Moraes e o advogado Renato da Costa Figueira, que também faz parte da comissão, defendem a pena de prisão apenas para criminosos perigosos. Segundo Moraes, seria o caso, por exemplo, do chefe do tráfico e do político corrupto. Para crimes menores, o ministro acredita que penas alternativas sejam suficientes. Essa seria uma solução inclusive para a crise do sistema penitenciário, que está cada dia mais lotado. Figueira pensa parecido, mas evita entrar em detalhes sobre quem especificamente deve passar um tempo atrás das grades e quem pode cumprir outras medidas.

— Ele (o preso) lá experimenta uma verdadeira universidade do crime. É necessário que as prisões sejam reservadas para os crimes graves, em que os criminosos apresentam elevada periculosidade. Crimes de bagatela, de menor potencialidade que sejam reservados a eles outro tipo de penalidade, como penas restritivas de direitos nas suas mais variadas possibilidades e natureza — disse Figueira.

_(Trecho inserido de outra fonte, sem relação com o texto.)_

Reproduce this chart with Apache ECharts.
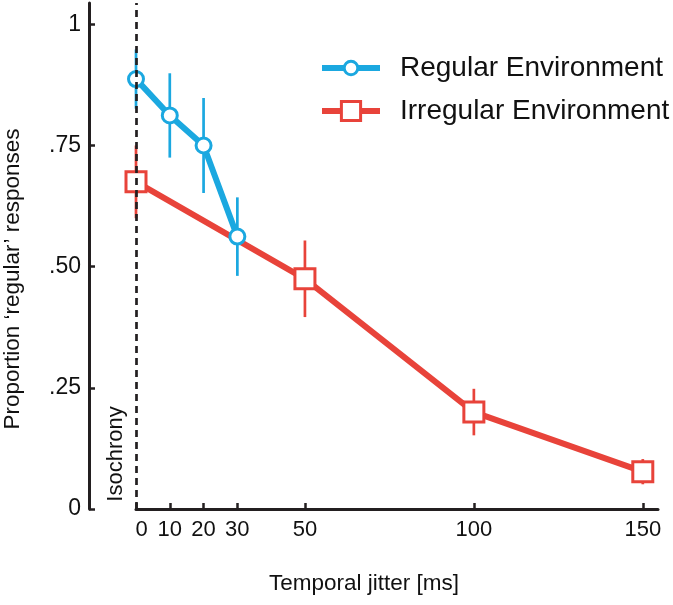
<!DOCTYPE html>
<html>
<head>
<meta charset="utf-8">
<script src="https://cdn.jsdelivr.net/npm/echarts@6/dist/echarts.min.js"></script>
<style>
html,body{margin:0;padding:0;background:#fff;}
#chart{width:673px;height:605px;}
</style>
</head>
<body>
<div id="chart"></div>
<script>
// ---- data ----
const regularX = [0, 10, 20, 30];
const regularY = [0.887, 0.812, 0.750, 0.562];
const regularErr = [0.061, 0.087, 0.098, 0.081];

const irregularX = [0, 50, 100, 150];
const irregularY = [0.675, 0.475, 0.200, 0.077];
const irregularErr = [0.075, 0.079, 0.048, 0.026];

const xTicks = [0, 10, 20, 30, 50, 100, 150];
const yTicks = [0, 0.25, 0.5, 0.75, 1];
const yTickLabels = ['0', '.25', '.50', '.75', '1'];

const seriesNames = ['Regular Environment', 'Irregular Environment'];
const xTitle = 'Temporal jitter [ms]';
const yTitle = 'Proportion \u2018regular\u2019 responses';
const refLabel = 'Isochrony';
const refX = 0;

// ---- styles ----
const BLUE = '#1BA8E0';
const RED = '#E8433A';
const AXIS = '#231F20';
const FONT = 'Liberation Sans, Arial, sans-serif';

function pairs(xs, ys) { return xs.map((x, i) => [x, ys[i]]); }
function errRows(xs, ys, es) { return xs.map((x, i) => [x, ys[i], es[i]]); }

function errorBarSeries(rows, color) {
  return {
    type: 'custom',
    z: 1,
    silent: true,
    clip: false,
    data: rows,
    encode: { x: 0, y: 1 },
    renderItem: function (params, api) {
      const x = api.value(0), m = api.value(1), e = api.value(2);
      const p1 = api.coord([x, m + e]);
      const p2 = api.coord([x, m - e]);
      return {
        type: 'line',
        shape: { x1: p1[0], y1: p1[1], x2: p2[0], y2: p2[1] },
        style: { stroke: color, lineWidth: 2.7 }
      };
    }
  };
}

const chart = echarts.init(document.getElementById('chart'), null, { renderer: 'canvas' });

const legendCommon = {
  orient: 'vertical',
  left: 319,
  padding: 0,
  itemWidth: 58,
  selectedMode: false,
  textStyle: { fontFamily: FONT, fontSize: 28, color: '#111', padding: [0, 0, 0, 15] }
};

chart.setOption({
  animation: false,
  backgroundColor: '#fff',
  grid: { left: 136, right: 15, top: 3, bottom: 96, containLabel: false },
  legend: [
    Object.assign({}, legendCommon, {
      data: [seriesNames[0]], top: 54, itemHeight: 17,
      lineStyle: { width: 6 }, itemStyle: { borderWidth: 3 }
    }),
    Object.assign({}, legendCommon, {
      data: [seriesNames[1]], top: 97, itemHeight: 24,
      lineStyle: { width: 6 }, itemStyle: { borderWidth: 3 }
    })
  ],
  xAxis: {
    type: 'value',
    min: 0,
    max: 154.5,
    axisLine: { show: true, onZero: false, lineStyle: { color: AXIS, width: 3 } },
    axisTick: { show: true, inside: true, length: 6, customValues: xTicks, lineStyle: { color: AXIS, width: 2.5 } },
    axisLabel: {
      customValues: xTicks, margin: 10, fontFamily: FONT, fontSize: 22, color: '#111',
      formatter: v => (v === 0 ? '{z|0}' : String(v)),
      rich: { z: { fontFamily: FONT, fontSize: 22, color: '#111', padding: [0, 0, 0, 11] } }
    },
    splitLine: { show: false }
  },
  yAxis: {
    type: 'value',
    min: 0,
    max: 1.044,
    offset: 47,
    axisLine: { show: true, onZero: false, lineStyle: { color: AXIS, width: 3 } },
    axisTick: { show: true, inside: true, length: 6, customValues: yTicks, lineStyle: { color: AXIS, width: 2.5 } },
    axisLabel: {
      customValues: yTicks, margin: 8, fontFamily: FONT, fontSize: 23, color: '#111',
      formatter: v => { const i = yTicks.indexOf(v); return i >= 0 ? yTickLabels[i] : ''; }
    },
    splitLine: { show: false }
  },
  graphic: [
    {
      type: 'text', x: 13, y: 279, rotation: Math.PI / 2,
      style: { text: yTitle, fontFamily: FONT, fontSize: 22.5, fill: '#111', align: 'center', verticalAlign: 'middle' }
    },
    {
      type: 'text', x: 364, y: 584,
      style: { text: xTitle, fontFamily: FONT, fontSize: 22.5, fill: '#111', align: 'center', verticalAlign: 'middle' }
    },
    {
      type: 'text', x: 116, y: 454, rotation: Math.PI / 2,
      style: { text: refLabel, fontFamily: FONT, fontSize: 22, fill: '#111', align: 'center', verticalAlign: 'middle' }
    }
  ],
  series: [
    {
      type: 'line',
      data: [],
      z: 0,
      silent: true,
      markLine: {
        silent: true,
        symbol: ['none', 'none'],
        label: { show: false },
        lineStyle: { color: AXIS, width: 2.7, type: [7, 5] },
        data: [{ xAxis: refX }]
      }
    },
    errorBarSeries(errRows(irregularX, irregularY, irregularErr), RED),
    errorBarSeries(errRows(regularX, regularY, regularErr), BLUE),
    {
      name: seriesNames[1],
      type: 'line',
      z: 3,
      clip: false,
      data: pairs(irregularX, irregularY),
      symbol: 'rect',
      symbolSize: 20,
      showAllSymbol: true,
      lineStyle: { color: RED, width: 6 },
      itemStyle: { color: '#fff', borderColor: RED, borderWidth: 3 }
    },
    {
      name: seriesNames[0],
      type: 'line',
      z: 4,
      clip: false,
      data: pairs(regularX, regularY),
      symbol: 'circle',
      symbolSize: 15,
      showAllSymbol: true,
      lineStyle: { color: BLUE, width: 6 },
      itemStyle: { color: '#fff', borderColor: BLUE, borderWidth: 3 }
    }
  ]
});
</script>
</body>
</html>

Smanio, por outro lado, acha melhor a comissão não tratar dessa questão. Além de encontrar formas de sufocar financeiramente o crime organizado, ele aponta outras prioridades. Uma delas é o endurecimento do regime de execução penal para grandes chefes do crime organizado, do tráfico de drogas e de armas, para que eles não possam dar ordens dentro do presídio. Segundo Smanio, é preciso haver bloqueio de celular e controle de comunicações. Questionado se isso inclui monitoramento de conversas com advogados, ele respondeu:

— É o tema mais polêmico. A OAB (Ordem dos Advogados do Brasil) é contra. Na comissão, é polêmico. O que precisamos é fazer controle de comunicação de uma ou outra maneira. É um tema que ainda vai ser debatido na comissão.

Assim como Smanio, Moraes também defende punições mais severas para os chefes do tráfico, que deveriam cumprir a pena sempre em presídio de segurança máxima. Para o ministro, eles não deveriam ter direito a visitas íntimas. Visitas de familiares seriam possíveis somente gravadas e monitoradas.

— Ele cometeu crimes gravíssimos contra a sociedade. Se não quiser ser gravado, se não quiser ter visita no parlatório, é muito fácil: não comete o crime — resume Moraes.